‘Eventually, I found that form and space are one and the same thing. You can’t understand space without understanding form’ (Moore, quoted in A. Wilkinson, ed., Henry Moore: Writings and Conversations, Aldershot, 2002, p. 206).
Conceived in 1975, Two Piece Reclining Figure: Armless offers a dynamic exploration of one of Henry Moore’s favourite motifs – the sculptural potentialities of the fragmented, abstracted human body. The sinuous curving form of the reclining figure was a central theme in Moore’s oeuvre, a continual site of experimentation and exploration which offered him a freedom to play with space and line in his sculptures.

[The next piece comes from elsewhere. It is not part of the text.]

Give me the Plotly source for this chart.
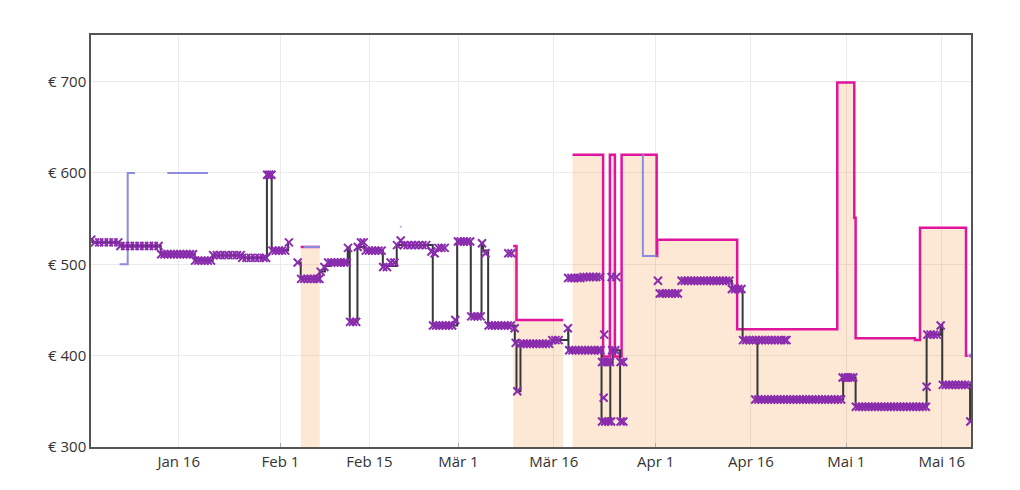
import plotly.graph_objects as go

YEAR = "2023"

# ---- axis ticks ----
x_tick_dates = ["01-16", "02-01", "02-15", "03-01", "03-16", "04-01", "04-16", "05-01", "05-16"]
x_tick_labels = ["Jan 16", "Feb 1", "Feb 15", "Mär 1", "Mär 16", "Apr 1", "Apr 16", "Mai 1", "Mai 16"]
month_starts = ["02-01", "03-01", "04-01", "05-01"]
y_tick_vals = [300, 400, 500, 600, 700]
y_tick_labels = ["€ 300", "€ 400", "€ 500", "€ 600", "€ 700"]

# ---- step series (date, price); None = gap ----
used_series = [
    ("01-02 05:00", 527), ("01-02 10:00", 524), ("01-06 17:00", 520), ("01-13 04:00", 511),
    ("01-18 12:30", 504), ("01-21 08:30", 510), ("01-25 22:00", 507), ("01-29 21:00", 598),
    ("01-30 15:00", 515), ("02-02 05:00", 524), ("02-02 12:00", 524), ("02-02 13:00", None),
    ("02-03 17:00", 502), ("02-04 04:30", 484), ("02-07 04:20", 492), ("02-08 00:00", 498),
    ("02-08 18:00", 502), ("02-11 14:00", 518), ("02-11 21:40", 437), ("02-13 02:40", 519),
    ("02-14 06:00", 515), ("02-17 02:30", 498), ("02-19 07:00", 521), ("02-24 23:00", 433),
    ("02-28 19:00", 525), ("03-02 22:30", 443), ("03-04 15:00", 523), ("03-04 21:00", 515),
    ("03-05 16:00", 433), ("03-09 20:40", 414), ("03-10 03:00", 361), ("03-10 18:00", 413),
    ("03-15 18:00", 417), ("03-18 06:00", 430), ("03-18 07:00", 406), ("03-23 12:00", 328),
    ("03-24 21:00", 392), ("03-25 06:00", 406), ("03-26 10:00", 328), ("03-26 20:00", 328),
    ("03-27 00:00", None),
    ("04-05 02:00", 482), ("04-13 00:00", 473), ("04-14 16:30", 417), ("04-17 00:30", 352),
    ("04-30 12:00", 376), ("05-02 11:00", 344), ("05-13 15:00", 423), ("05-15 20:00", 433),
    ("05-16 02:00", 368), ("05-20 11:00", 328), ("05-20 14:00", 328),
]

new_series = [
    ("01-06 17:00", 500), ("01-07 23:30", 600), ("01-09 03:00", 600), ("01-09 04:00", None),
    ("01-14 05:00", 600), ("01-20 14:40", 600), ("01-20 16:00", None),
    ("02-04 16:00", 519), ("02-07 04:20", 519), ("02-07 06:00", None),
    ("03-29 23:00", 620), ("03-30 00:00", 509), ("04-01 04:00", 509), ("04-01 05:00", None),
]
new_dots = [("02-19 22:00", 541), ("05-20 14:20", 400)]

amazon_series = [
    ("02-04 04:30", 519), ("02-07 04:20", 519), ("02-07 05:00", None),
    ("03-09 14:30", 520), ("03-10 03:00", 439), ("03-17 11:00", 439), ("03-17 12:00", None),
    ("03-18 22:30", 620), ("03-23 18:00", 399), ("03-24 19:30", 620), ("03-25 14:30", 399),
    ("03-26 15:40", 620), ("04-01 04:00", 509), ("04-01 06:00", 527), ("04-13 20:00", 429),
    ("04-29 13:40", 699), ("05-02 06:00", 551), ("05-02 11:00", 419), ("05-11 19:00", 417),
    ("05-12 14:00", 540), ("05-19 19:40", 400), ("05-20 14:30", 400),
]

# ---- individual offers (price, observation times "MM-DD HH") ----
deal_obs = [
    (527, "01-02 06"),
    (524, "01-02 20 01-03 12 01-04 06 01-05 00 01-05 18 01-06 12"),
    (520, "01-06 20 01-07 14 01-08 08 01-09 02 01-09 20 01-10 14 01-11 08 01-12 02 01-12 20"),
    (511, "01-13 06 01-13 18 01-14 06 01-14 18 01-15 06 01-15 18 01-16 06 01-16 18 01-17 06 01-17 18 01-18 06"),
    (504, "01-18 14 01-19 02 01-19 14 01-20 02 01-20 14 01-21 02"),
    (510, "01-21 10 01-22 00 01-22 14 01-23 06 01-23 20 01-24 12 01-25 04 01-25 18"),
    (507, "01-26 00 01-26 16 01-27 08 01-28 00 01-28 16 01-29 08 01-29 18"),
    (598, "01-29 22 01-30 06 01-30 14"),
    (515, "01-30 18 01-31 06 01-31 18 02-01 06 02-01 18"),
    (524, "02-02 08"),
    (502, "02-03 17"),
    (484, "02-04 06 02-04 18 02-05 06 02-05 18 02-06 06 02-06 18 02-07 03"),
    (492, "02-07 08"),
    (497, "02-07 22"),
    (502, "02-08 12 02-09 00 02-09 12 02-10 00 02-10 12 02-11 00 02-11 10"),
    (518, "02-11 15"),
    (437, "02-11 23 02-12 10 02-12 22"),
    (519, "02-13 04"),
    (524, "02-13 16 02-14 02"),
    (515, "02-14 10 02-14 22 02-15 10 02-15 22 02-16 10 02-16 22"),
    (497, "02-17 04 02-17 18"),
    (502, "02-18 08 02-18 22"),
    (521, "02-19 08 02-20 10 02-21 00 02-21 14 02-22 04 02-22 18 02-23 08 02-23 22"),
    (526, "02-19 22"),
    (514, "02-24 18"),
    (512, "02-25 06"),
    (518, "02-25 20 02-26 08 02-26 20"),
    (433, "02-25 00 02-25 12 02-26 00 02-26 12 02-27 00 02-27 12 02-28 00"),
    (439, "02-28 12"),
    (525, "02-28 22 03-01 08 03-01 20 03-02 08 03-02 20"),
    (443, "03-03 00 03-03 12 03-04 00 03-04 12"),
    (523, "03-04 17"),
    (512, "03-05 06"),
    (433, "03-05 18 03-06 06 03-06 18 03-07 06 03-07 18 03-08 06 03-08 18 03-09 06"),
    (512, "03-08 20 03-09 08"),
    (430, "03-09 20"),
    (414, "03-10 00"),
    (361, "03-10 06"),
    (413, "03-10 18 03-11 06 03-11 18 03-12 06 03-12 18 03-13 06 03-13 18 03-14 06 03-14 18 03-15 06"),
    (417, "03-15 18 03-16 06 03-16 18"),
    (430, "03-18 05"),
    (406, "03-18 10 03-18 22 03-19 10 03-19 22 03-20 10 03-20 22 03-21 10 03-21 22 03-22 10 03-22 22 03-23 08"),
    (485, "03-18 06 03-18 18 03-19 06 03-19 18 03-20 04"),
    (486, "03-20 16 03-21 04 03-21 16 03-22 04 03-22 16 03-23 06 03-25 02 03-25 20"),
    (393, "03-23 14 03-24 00 03-24 10 03-24 20 03-26 12 03-26 22"),
    (328, "03-23 14 03-24 02 03-24 14 03-25 00 03-26 12 03-26 22"),
    (354, "03-23 20"),
    (423, "03-23 22"),
    (406, "03-25 04 03-25 16"),
    (482, "04-01 09"),
    (468, "04-01 16 04-02 02 04-02 14 04-03 02 04-03 14 04-04 02 04-04 12"),
    (482, "04-05 02 04-05 14 04-06 02 04-06 14 04-07 02 04-07 14 04-08 02 04-08 14 04-09 02 04-09 14 04-10 02 04-10 14 04-11 02 04-11 14 04-12 02 04-12 14"),
    (473, "04-13 00 04-13 12 04-14 00 04-14 12"),
    (417, "04-14 18 04-15 06 04-15 18 04-16 06 04-16 18 04-17 06 04-17 18 04-18 06 04-18 18 04-19 06 04-19 18 04-20 06 04-20 18 04-21 06 04-21 14"),
    (352, "04-16 16 04-17 04 04-17 16 04-18 04 04-18 16 04-19 04 04-19 16 04-20 04 04-20 16 04-21 04 04-21 16 04-22 04 04-22 16 04-23 04 04-23 16 04-24 04 04-24 16 04-25 04 04-25 16 04-26 04 04-26 16 04-27 04 04-27 16 04-28 04 04-28 16 04-29 04 04-29 16 04-30 04"),
    (376, "04-30 10 04-30 20 05-01 06 05-01 16 05-02 02"),
    (344, "05-02 12 05-03 00 05-03 12 05-04 00 05-04 12 05-05 00 05-05 12 05-06 00 05-06 12 05-07 00 05-07 12 05-08 00 05-08 12 05-09 00 05-09 12 05-10 00 05-10 12 05-11 00 05-11 12 05-12 00 05-12 12 05-13 00 05-13 12"),
    (366, "05-13 15"),
    (423, "05-13 18 05-14 06 05-14 18 05-15 06"),
    (433, "05-15 20"),
    (368, "05-16 04 05-16 16 05-17 04 05-17 16 05-18 04 05-18 16 05-19 04 05-19 16 05-20 04"),
    (328, "05-20 12"),
]


def full(md):
    return f"{YEAR}-{md}"


def split(series):
    return [full(s[0]) for s in series], [s[1] for s in series]


def segments(series):
    segs, cur = [], []
    for d, v in series:
        if v is None:
            if cur:
                segs.append(cur)
            cur = []
        else:
            cur.append((d, v))
    if cur:
        segs.append(cur)
    return segs


deal_x, deal_y = [], []
for price, times in deal_obs:
    toks = times.split()
    for i in range(0, len(toks), 2):
        deal_x.append(full(f"{toks[i]} {toks[i+1]}:00"))
        deal_y.append(price)

amz_x, amz_y = split(amazon_series)
used_x, used_y = split(used_series)
new_x, new_y = split(new_series)
dot_x, dot_y = split(new_dots)

fig = go.Figure()
for seg in segments(amazon_series):
    sx, sy = split(seg)
    fig.add_trace(go.Scatter(x=sx, y=sy, mode="lines", line=dict(width=0, shape="hv"),
                             fill="tozeroy", fillcolor="rgba(245,130,30,0.19)",
                             hoverinfo="skip"))
fig.add_trace(go.Scatter(x=amz_x, y=amz_y, mode="lines",
                         line=dict(color="#e0159e", width=2.5, shape="hv"), connectgaps=False))
fig.add_trace(go.Scatter(x=new_x, y=new_y, mode="lines",
                         line=dict(color="#8c8ce0", width=2, shape="hv"), connectgaps=False))
fig.add_trace(go.Scatter(x=dot_x, y=dot_y, mode="markers",
                         marker=dict(color="#8c8ce0", size=[3, 6])))
fig.add_trace(go.Scatter(x=used_x, y=used_y, mode="lines",
                         line=dict(color="#383838", width=2, shape="hv"), connectgaps=False))
fig.add_trace(go.Scatter(x=deal_x, y=deal_y, mode="markers",
                         marker=dict(symbol="x-thin", size=8,
                                     line=dict(color="#8a2cae", width=2))))

fig.update_layout(
    width=1020, height=490,
    margin=dict(l=91, r=49, t=35, b=43),
    paper_bgcolor="white", plot_bgcolor="white",
    showlegend=False,
    font=dict(family="Open Sans, sans-serif", size=15, color="#333333"),
)
fig.update_xaxes(
    type="date",
    range=[full("01-02 05:00"), full("05-20 14:30")],
    tickmode="array", tickvals=[full(d) for d in x_tick_dates], ticktext=x_tick_labels,
    showgrid=True, gridcolor="#ebebeb", gridwidth=1,
    showline=True, linecolor="#555555", linewidth=1.5, mirror=True,
    ticks="", zeroline=False,
    minor=dict(tickmode="array", tickvals=[full(d) for d in month_starts],
               ticks="inside", ticklen=4, tickcolor="#aaaaaa", showgrid=False),
)
fig.update_yaxes(
    range=[300, 751],
    tickmode="array", tickvals=y_tick_vals, ticktext=y_tick_labels,
    showgrid=True, gridcolor="#ebebeb", gridwidth=1,
    showline=True, linecolor="#555555", linewidth=1.5, mirror=True,
    ticks="", zeroline=False,
)

fig.write_html("out.html")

In the present work, Moore divides the figure into two distinct, biomorphically-shaped forms, the arrangement of the individual elements conveying an impression of a torso and head on one side, and a pair of outstretched legs on the other. The space between the sections is carefully calculated by the artist in order to generate a tension and energy that simultaneously divides and ties the two groupings together, achieving a perfect equilibrium between solidity and weightlessness.
Taking advantage of the innumerable visual possibilities of the multi-part composition, Moore develops an enhanced, dynamic and more varied viewing experience, as the character of the sculpture shifts and changes according to the angle from which it is considered. The rolling, biomorphic curves and rhythmic undulations of the figural forms in Two Piece Reclining Figure: Armless evoke the organic, natural contours of the landscape. From certain viewpoints the shapes, hollows, and textured surface of the forms resemble rocks and rolling hills within a landscape, or a cave in the side of a coastal cliff. Moore had, by abstracting and distorting the horizontal human figure, discovered a harmonious equivalence between the natural contours of the landscape and human anatomy. Realising the expressive potential of this fusion Moore stated, ‘these sculptures are a mixture, an amalgamation of the human body with rock-forms and with landscape, and so like a metaphor in poetry giving to each element a new aspect, and perhaps a new meaning’ (Moore, quoted in ibid., p. 289).